(File image)
(File image)

PICO BLVD — Students involved in the April 2012 protest at Santa Monica College that ended when campus police unleashed pepper spray on the crowd dispute the characterization of protesters in a report released this month and say school officials should take more responsibility for events of that night.

The report — which spans 184 pages and includes a play-by-play of the night and supporting documents — was created by a five-member panel comprised of college officials, the campus attorney, a trustee and a student board member.

It documents the events leading up to and following the Board of Trustees meeting on April 3, 2012, in which students and other protesters were exposed to pepper spray unleashed by an officer who has since resigned from the SMC Police Department.

Two went to the hospital, and a 4-year-old child was exposed. The incident made national headlines.

The report lays heavy blame on students and the police for the chaos that sprang out of the protest, specifically calling out former Associated Students President Harrison Wills and the officer who used the pepper spray, Sgt. Jeremiah Williams.

That’s unfair, say Wills and current Associated Students President Parker Jean, who believe the administration should accept some responsibility for holding a meeting on the controversial topic of contract education in a room with seats for only 20 of the students who showed up.

An adjacent overflow room had space for 60 more, but students feared they would not get a chance to speak, Wills said.

“It’s the wrong approach to blame students that were showing up,” Wills said. “If we had adequate space where everyone could speak, participate and talk to the media, I’d say we would have to look at things,” Wills said.

Even SMC teachers do not walk away unscathed.

Sections of the report — specifically a police report included as Appendix H — claim that the Faculty Association was involved and supported the students in their actions.
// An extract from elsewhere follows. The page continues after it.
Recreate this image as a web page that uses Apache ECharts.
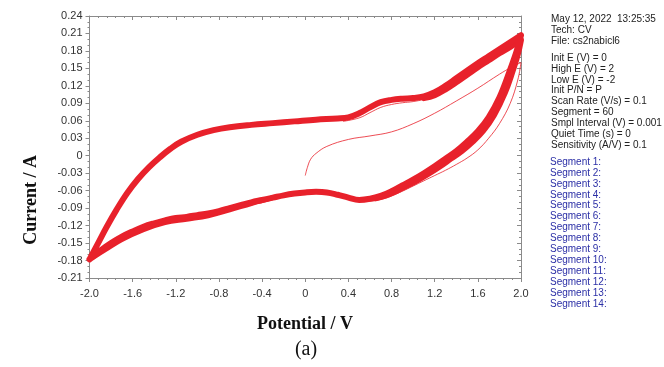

The report itself limits that accusation to “several faculty” who assisted protesters “in ways that may have misled them about how their actions would be received,” according to the report.

Mitra Moassessi, president of the Faculty Association, did not wish to comment for this article.

The report largely dismisses the space issue, saying that the size of the room was not a problem and did not prevent students and other opponents of the program from expressing their views.

“A similar meeting on the same topic was held in March in the board room without incident,” said Don Girard, senior director of governmental relations and institutional communications at SMC. “The report documents that there was no operational request to change the venue.”

It also makes the observation that it would be unusual to do so, Girard said.

Although the report includes in its appendices some context for the protest, as global as the Arab Spring uprisings that began in Tunisia in December 2010 and as local as the Occupy L.A. organizers that took over a lawn in front of City Hall, it leaves out most student complaints leading up to the campus protests.

While the report documents the fact that students were upset about contract education, it does not mention the sense amongst students that the administration had ignored policies around shared governance, a process which aims to include student representatives in decision-making.

Instead, students felt betrayed by the Board of Trustees who pushed forward with the proposal despite obvious disagreement from students and a motion by the student trustee to pull the recommendation at a March meeting.

The result was an angry student body, which then felt further snubbed by officials when told that only 20 students could be in the room at the time of the meeting.

Students pushed against police officers — also criticized in the report as having a bad contingency plan and being understaffed — and did their best to open the door to the meeting room so that they could participate directly in the meeting.

Those actions became a toxic brew that ultimately led to the release of the pepper spray.

That could have been prevented by forethought on the part of policymakers, Jean said.

“They need to do a better job beforehand in not making these unilateral, top-down decisions,” Jean said. “You have to community-build, reach out and compromise as well. That’s why it went so terribly wrong.”

The report comes to its own conclusions about how to improve the situation, citing 13 policy recommendations and giving a 60-day timeline to get the ball rolling on them.

None of those explicitly include moving meetings with controversial items to a larger room.

“The large point of the report is to improve planning,” Girard said. “That process is underway, and there are people responsible at each level to develop clarity as to how to conduct large meetings.”